Ahmet keyifli bir çocukluk geçirmiş, mutlu bir adam. Her imkan önüne dağ gibi serilmemiş ama sahip olduklarıyla yetinmeyi ve onlara kıymet vermeyi bilmiş. Hayal gücü çok kuvvetli Ahmet’in. O yüzden sahip olduğu her şeyi hayal gücüyle süslemiş. Bunun illa maddi bir şey olarak düşünmemek gerek. Yürüdüğü yolu, üstüne esen rüzgarı, yüzdüğü suyu bile hayal gücüyle hikayeleştirmiş. Hayatını hep daha anlamlı kılmaya çalışmış. Her yetişkin gibi var olma, yaşama gayesi içinde bu hayalperestlikten tekdüzeliğe geçse de, bunun farkında ve çocuklukla yetişkinlik arasındaki ince sınırı yeniden şekillendirmek istemekte. Yaşadığı kayıplarda bunu biraz zorunlu kılmış. Yası, geçmişe dönerek hafifletenlerden.

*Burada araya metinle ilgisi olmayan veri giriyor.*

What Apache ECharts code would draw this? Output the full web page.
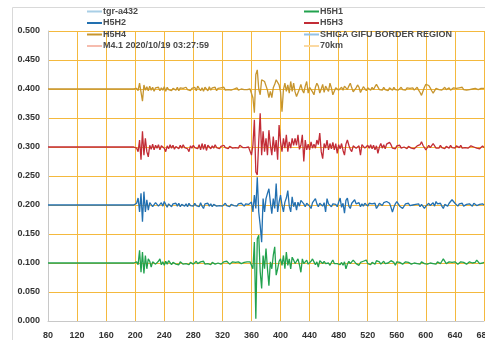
<!DOCTYPE html>
<html>
<head>
<meta charset="utf-8">
<script src="https://cdn.jsdelivr.net/npm/echarts@6/dist/echarts.min.js"></script>
<style>
  html, body { margin: 0; padding: 0; background: #fff; }
  #chart { width: 485px; height: 340px; }
</style>
</head>
<body>
<div id="chart"></div>
<script>
// sample times: flat until 198, then one sample every 2 units up to 680
const tStart = 198;
const tStep = 2;
const xTicks = [80, 120, 160, 200, 240, 280, 320, 360, 400, 440, 480, 520, 560, 600, 640, 680];

// trace offsets on the y axis
const base_h5h1 = 0.1;
const base_h5h2 = 0.2;
const base_h5h3 = 0.3;
const base_h5h4 = 0.4;

// deviations from the offset, in thousandths
const h5h4 = [
  0, 0, 1, -3, 10, 13, -21, 7, -2, 4,
  -3, 5, -2, 3, -4, 2, -1, 3, -3, 2,
  -2, 4, -4, 3, -1, 2, -3, 1, 2, -2,
  3, -3, 2, -1, 1, -2, 3, -1, 2, -3,
  1, -2, 3, -3, 5, 7, -3, 2, -4, 3,
  5, -3, 4, -2, 2, -1, 3, -3, 1, -2,
  2, -1, 3, -2, 1, -1, 2, -2, 1, 0,
  -1, 2, -2, 1, 0, 2, -1, 1, -1, 0,
  0, -3, -15, -41, 25, 33, 0, -10, 16, 19,
  13, 16, -2, -15, -4, -15, 2, 8, 16, 13,
  7, -5, -39, -1, 10, -4, 7, -7, 13, -4,
  10, -5, -13, -10, 0, 8, -2, -7, 5, 13,
  -7, 3, 5, -5, -10, 3, 10, 5, -7, 0,
  8, -6, 5, 8, -4, 10, 2, -10, -8, 2,
  5, -2, -4, 3, -2, 5, 7, -1, 5, 10,
  2, -5, -7, 2, 7, 3, -6, -3, 4, 2,
  -3, 2, 0, -2, 3, -1, 4, 8, 5, -1,
  2, -2, 3, -1, 1, -3, 2, 0, -2, 3,
  -1, 2, -2, 1, 3, -1, 1, -2, 2, 0,
  1, -1, 2, -2, 1, 3, -2, -6, -11, -4,
  3, 8, 10, 6, 2, -3, -7, -4, 1, 3,
  -1, 2, -2, 1, 3, -1, 0, 2, -2, 1,
  2, -1, 1, -2, 2, 0, 3, -1, 1, -2,
  1, -1, 2, 0, -2, 1, 2, -1, 0, 1,
  0, 1
];
const h5h3 = [
  0, 0, -2, -8, 12, -22, 27, -14, 15, -8,
  -17, 3, -4, 5, -5, 3, -2, 4, -5, 2,
  3, -2, -8, 2, -3, 4, -2, 3, -4, 1,
  2, -3, 3, -2, 4, -1, 2, -3, -8, 2,
  -2, 3, -1, 2, -3, 4, -5, 6, -4, 5,
  -6, 3, 5, -3, 2, -2, 4, -1, 2, -3,
  1, -2, 3, -1, 2, -3, 1, 2, -2, 1,
  -1, 2, -2, 3, 0, -1, 2, -1, 1, 0,
  2, -14, 3, 47, -43, -48, 10, 58, -14, 27,
  -8, 15, -14, 29, 3, -14, 18, -8, 12, -22,
  38, 9, -8, 15, -2, 21, -8, 9, -2, 15,
  3, 15, 3, 21, -4, 3, 21, -25, 12, -5,
  5, -5, 9, -2, 5, -2, 12, 4, 24, -8,
  -20, 6, -2, 12, -5, 6, -3, 8, -5, 6,
  -11, 4, -3, 6, -6, -14, 5, 12, 3, -4,
  -8, 2, 3, -2, -5, 2, -14, 4, 6, -2,
  0, 3, -2, 4, -3, 3, -5, 2, -11, 0,
  6, -2, 4, -3, 5, 2, 8, 4, -2, 1,
  -3, 2, -1, 3, -2, 1, 0, 2, -3, 1,
  3, -2, 1, -3, -5, 2, -1, 4, 9, 3,
  2, -5, -2, 3, -1, 2, 6, 3, -2, 1,
  -2, 3, -1, 2, -3, 1, 2, -2, 3, -1,
  1, -2, 2, 0, -1, 3, -2, 1, -1, 2,
  -2, 1, 2, -1, 0, 2, -2, 1, -3, 0,
  2, -1
];
const h5h2 = [
  0, 0, 3, 12, -12, 20, -29, 23, -12, 9,
  -9, 4, 6, -3, -6, 4, 6, -2, -3, 4,
  -2, 6, 3, -4, 2, 5, -3, 2, -1, 3,
  -2, 3, -3, 1, 4, -2, 2, -3, 3, -1,
  2, -2, 3, -1, 1, -3, 4, -2, -6, 2,
  -1, 3, -2, 2, -3, 1, 3, -2, 1, -1,
  2, -2, 1, 3, -1, 2, -3, 1, 2, -1,
  1, -2, 2, -1, 3, 1, -2, 2, -1, 1,
  0, 5, -12, 17, -6, 48, -12, -35, -64, 11,
  -12, 11, 20, 28, 5, -15, 11, -6, 37, -12,
  5, 17, 0, -12, 5, 12, 25, -2, -12, 14,
  -3, 5, -9, 5, -2, 8, 11, 2, -3, 3,
  5, -2, -6, 4, 7, 11, 2, -3, 3, 5,
  -2, 4, -12, 11, 2, -1, -3, 2, 5, 1,
  -3, 5, 12, -4, 3, -14, 8, 12, -2, -6,
  3, 6, 9, 2, -1, 4, -3, 2, -2, 3,
  1, -2, 3, 6, 2, -1, 3, -6, -2, 3,
  2, -1, 4, 2, 6, 9, 3, -4, -12, -4,
  2, 6, 3, -2, 1, -6, -3, 2, 0, 3,
  -1, 2, 0, 3, 1, -2, 2, -3, 1, -2,
  -6, -2, 1, 3, -1, 2, 4, -2, 6, 2,
  -1, 3, -2, -6, 1, 2, -2, 3, 5, 9,
  6, 3, 1, -2, 2, -1, 3, -2, 0, 1,
  -1, 2, 1, -2, 3, 0, -1, 2, 1, -1,
  2, 0
];
const h5h1 = [
  0, 0, 2, -3, 22, -16, 19, -18, 13, -10,
  7, 3, -7, 2, 5, -2, -4, 3, 7, -3,
  2, -4, 3, -2, 4, 2, -3, 1, 3, -2,
  1, -3, 2, 3, -2, 1, -1, 2, -3, 1,
  2, -2, 1, 3, -1, -3, 2, 0, 3, -2,
  1, -1, 2, -3, 1, 2, -2, 1, 0, 2,
  -2, 1, 2, -1, 3, 0, -2, 1, 2, -1,
  1, -2, 2, 0, -1, 2, 1, -1, 2, 0,
  2, 5, -10, 36, -96, 42, 48, -15, -44, 13,
  -10, 25, -10, -39, 2, -10, 13, 28, -21, -10,
  3, 7, -4, 13, -10, 19, -4, 7, -10, 10,
  5, -1, 3, 7, -3, -16, 7, -1, 2, 5,
  -2, -4, 3, 7, 2, -3, 2, -7, 4, 7,
  -1, 3, -1, 2, 0, -4, 1, 5, -1, 2,
  -1, 2, -3, 1, -4, 2, -10, -2, 3, -1,
  2, 5, 3, -1, 2, -4, 1, -2, 3, 1,
  5, -1, 2, -3, 1, 2, -2, 4, 7, 2,
  -2, 1, 3, -1, 2, 0, -3, 4, 7, 1,
  -4, 2, -1, 1, 3, -2, 0, 2, -1, 1,
  2, -2, 1, 0, 3, -1, 1, -2, 2, 0,
  -1, 2, -2, 1, 0, 3, -1, 1, -2, 2,
  1, -1, 3, 7, 4, -1, -4, 2, 0, 1,
  -1, 2, 0, -2, 1, 2, -1, 1, 0, -2,
  1, 2, -1, 0, 3, 1, 5, 2, -1, 1,
  0, 1
];

function trace(base, devs) {
    const pts = [[80, base]];
    devs.forEach((d, i) => pts.push([tStart + i * tStep, base + d / 1000]));
    return pts;
}

const gridColor = '#f4b93e';
const fontFam = '"Liberation Sans", Arial, sans-serif';

function blank(name, color) {
    return { name: name, type: 'line', data: [], color: color, showSymbol: false };
}

function wave(name, color, data) {
    return {
        name: name,
        type: 'line',
        data: data,
        color: color,
        showSymbol: false,
        silent: true,
        lineStyle: { width: 1.3, color: color },
        z: 3
    };
}

var legendText = { fontFamily: fontFam, fontSize: 9, color: '#4a4a4a', fontWeight: 'bold', padding: [0, 0, 0, -4] };

var chart = echarts.init(document.getElementById('chart'));
var option = {
    animation: false,
    graphic: [{
        type: 'rect',
        left: 10, top: 5,
        shape: { width: 520, height: 400 },
        style: { fill: 'none', stroke: '#d9d9d9', lineWidth: 1 },
        silent: true
    }],
    grid: { left: 48, right: 1, top: 31, bottom: 19, outerBoundsMode: 'none' },
    legend: [{
        orient: 'vertical',
        left: 87, top: 7, padding: 0,
        icon: 'rect', itemWidth: 15, itemHeight: 2, itemGap: 2.5,
        textStyle: legendText,
        data: ['tgr-a432', 'H5H2', 'H5H4', 'M4.1 2020/10/19 03:27:59']
    }, {
        orient: 'vertical',
        left: 304, top: 7, padding: 0,
        icon: 'rect', itemWidth: 15, itemHeight: 2, itemGap: 2.5,
        textStyle: legendText,
        data: ['H5H1', 'H5H3', 'SHIGA GIFU BORDER REGION', '70km']
    }],
    xAxis: {
        type: 'value',
        min: 80, max: 680, interval: 40,
        axisLine: { show: true, lineStyle: { color: '#c8c8c8' } },
        axisTick: { show: false },
        axisLabel: {
            fontFamily: fontFam, fontSize: 9, color: '#333', fontWeight: 'bold', margin: 10,
            showMaxLabel: true, hideOverlap: false
        },
        splitLine: { show: true, lineStyle: { color: gridColor, width: 1 } }
    },
    yAxis: {
        type: 'value',
        min: 0, max: 0.5, interval: 0.05,
        axisLine: { show: true, lineStyle: { color: '#c8c8c8' } },
        axisTick: { show: false },
        axisLabel: {
            fontFamily: fontFam, fontSize: 9, color: '#333', fontWeight: 'bold', margin: 8,
            formatter: v => v.toFixed(3)
        },
        splitLine: { show: true, lineStyle: { color: gridColor, width: 1 } }
    },
    series: [
        blank('tgr-a432', '#a9cfe6'),
        wave('H5H2', '#2270b0', trace(base_h5h2, h5h2)),
        wave('H5H4', '#c6952e', trace(base_h5h4, h5h4)),
        blank('M4.1 2020/10/19 03:27:59', '#f6bcae'),
        wave('H5H1', '#22a24e', trace(base_h5h1, h5h1)),
        wave('H5H3', '#c22c36', trace(base_h5h3, h5h3)),
        blank('SHIGA GIFU BORDER REGION', '#93c1e6'),
        blank('70km', '#fbd9a2')
    ]
};
chart.setOption(option);
</script>
</body>
</html>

- Hikayenin geçtiği İzmir’in sizin için özel bir önemi var mı? Bu şehrin ve çocukluğunuzun hikayede nasıl bir rol oynadığını açıklar mısınız?
Ben İzmir’’de doğdum büyüdüm. Orta sonda İstanbul’a taşındık. Aslında kitapta geçen lokasyonlar, benim yaşadığım lokasyonlar. Kahramanlar 1411 sok, Bayraklı siteler, Mordoğan Ayıbalığı Koyu… O yüzden kurguma özellikle bu lokasyonları eklemek istedim. Ana karakteri komşu yapmak istedim. Özellikle Mordoğan benim için çok özel bir bölge. Bence dünyanın en güzel yeri. O yüzden oraya ayrı bir atıf yapmak istedim. Bu otobiyografik bir roman değil ama elbette kendi çocukluğumda yaşadığım ya da dışardan bir gözle deneyimlediğim pek çok anektodu kurguya dahil ettim.

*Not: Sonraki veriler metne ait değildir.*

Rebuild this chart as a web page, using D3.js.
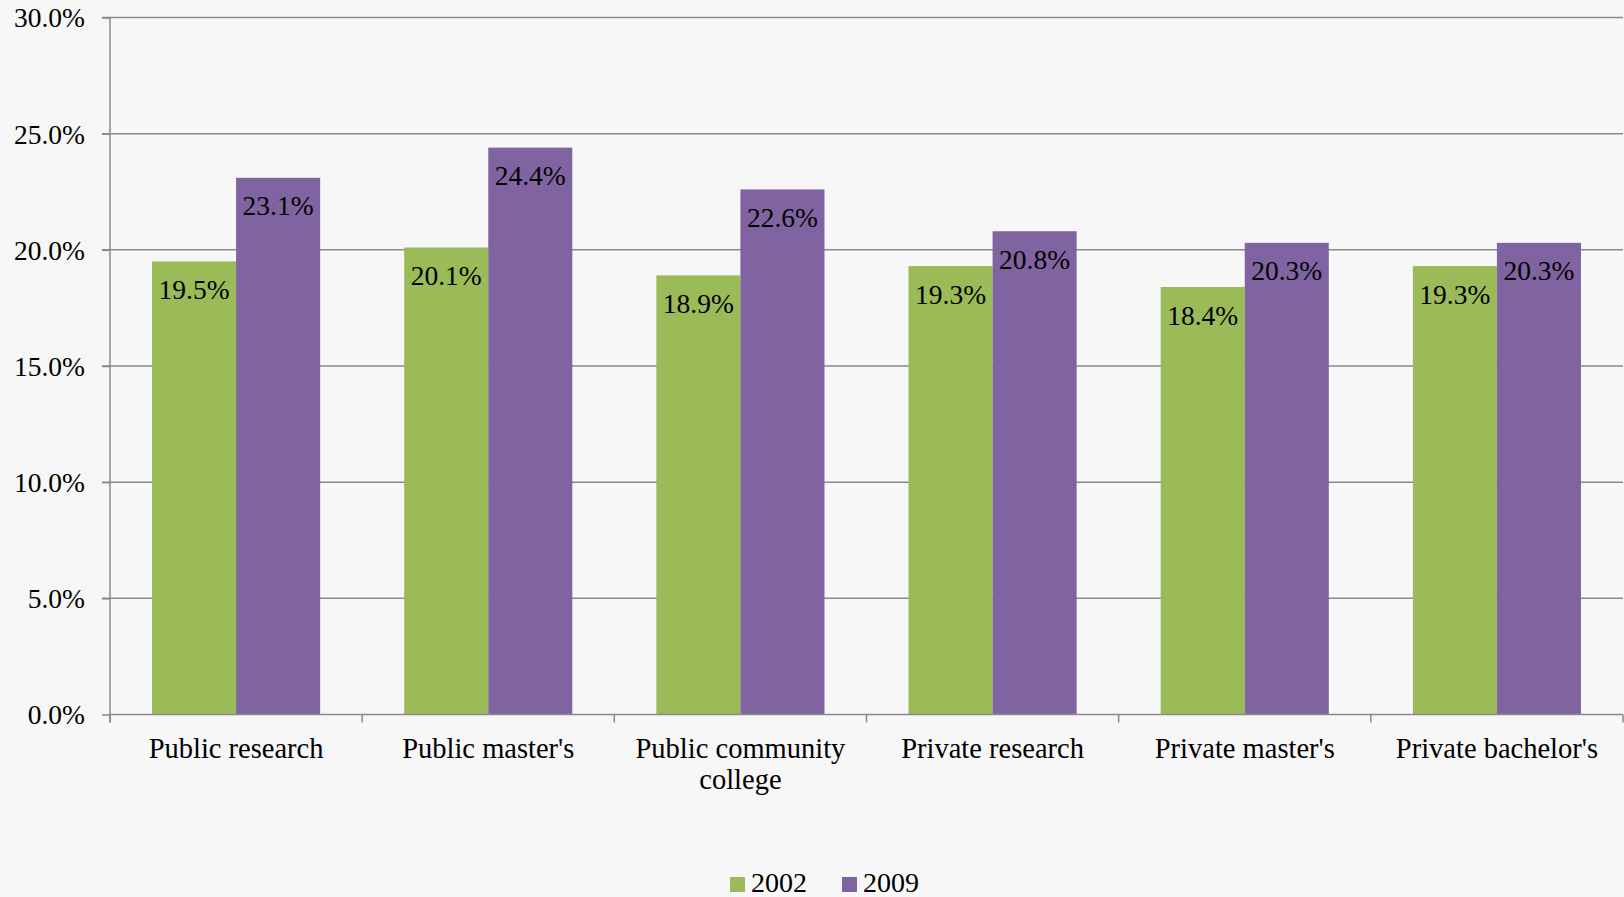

- Karakterlerinizi oluştururken ve hikayeyi yazarken hangi araştırmaları yaptınız? Özellikle İzmir’in ve 1990’ların atmosferini yakalamak için nasıl bir yaklaşım benimsediniz?
Zamanda yolculuk hikayesi yazacağıma karar verdikten sonra bunun hangi dönemde geçmesi gerektiğiyle ilgili çok düşündüm açıkçası. Aklımda birkaç sene aralığı vardı ama önceliği kendimin de içinde bulunduğu Y kuşağının cafcaflı 90’larına vermek istedim. Yazarken sadece 90’larda kalamayacağımı fark edip, 2000 yılının alüminyum parlaklığındaki görkemini de ekledim. Çünkü her iki dönem bence bu coğrafyanın yaşadığı en güzel dönemdi. Tam bir kültür ve teknoloji sıçraması yaşanıyordu ve bunun uğruna rönesans ya da reform gibi milyonların ölmesine gerek yoktu. O yüzden yılları ve lokasyonu da seçtikten sonra uzun süre gazetelerde arşiv taraması yaptım. Fotoğraflar ve haberler biriktirdim.
- Okurun hangi duygusal ve zihinsel yolculuğu yapmasını umuyorsunuz?
Ben isterim ki bu hikaye herkesi kendi çocukluğuna götürsün. Acı tatlı her anıyı tekrar hatırlatsın. Tutması gerekeni tutsun ama bırakması gerekeni de bıraksın. İçine yük olanlardan arındırsın. Cevapsız sorularına cevap bulsun.
- Kırmızı Otobüs Yolculuğu ilk önce İngilizce olarak basılıp yayımlandı. Önceliğinizi bu şekilde kullanmış olmanızın bir sebebi var mıydı?
Aslında önceliğim bu değildi. Ben çok tez canlı bir insanım. Beklemeyi hiç sevmem. Kırmızı Otobüs Yolculuğu’nu yazmayı bitirip kitap dosyası olarak yayınevlerine gönderdiğimde, benim bekleyecek sabrım yok deyip İngilizce’ye çevirip yurtdışındaki yayınevlerine gönderdim. Bu süreçte yurtdışında self publish’in (kendi kendine yayıncılık) çok yaygın olduğunu fark ettim ve editörlükten, mizantajına, kapak tasarımına kadar, çevremin de desteğiyle kitabımı hazırlayıp arza sundum. Şu an Amerika’nın büyük dağıtımcılarından biri olan Barnesand Noble’ın da kitap seçkileri içinde yer alıyor.
- Okurunuzu bekleyen yeni bir çalışmanız var mı? Varsa kısaca bir ön bilgi alabilir miyiz?
Hikayesi belli yeni bir roman için altı aydır dönem okuması yapıyordum. Artık yazım sürecine başladım. 1700’lü yılların sonunda İstanbul’da geçen, yine bolca hayal gücü içeren çok heyecanlandığım bir çalışma. Bitirip sunmak için şimdiden sabırsızlanıyorum.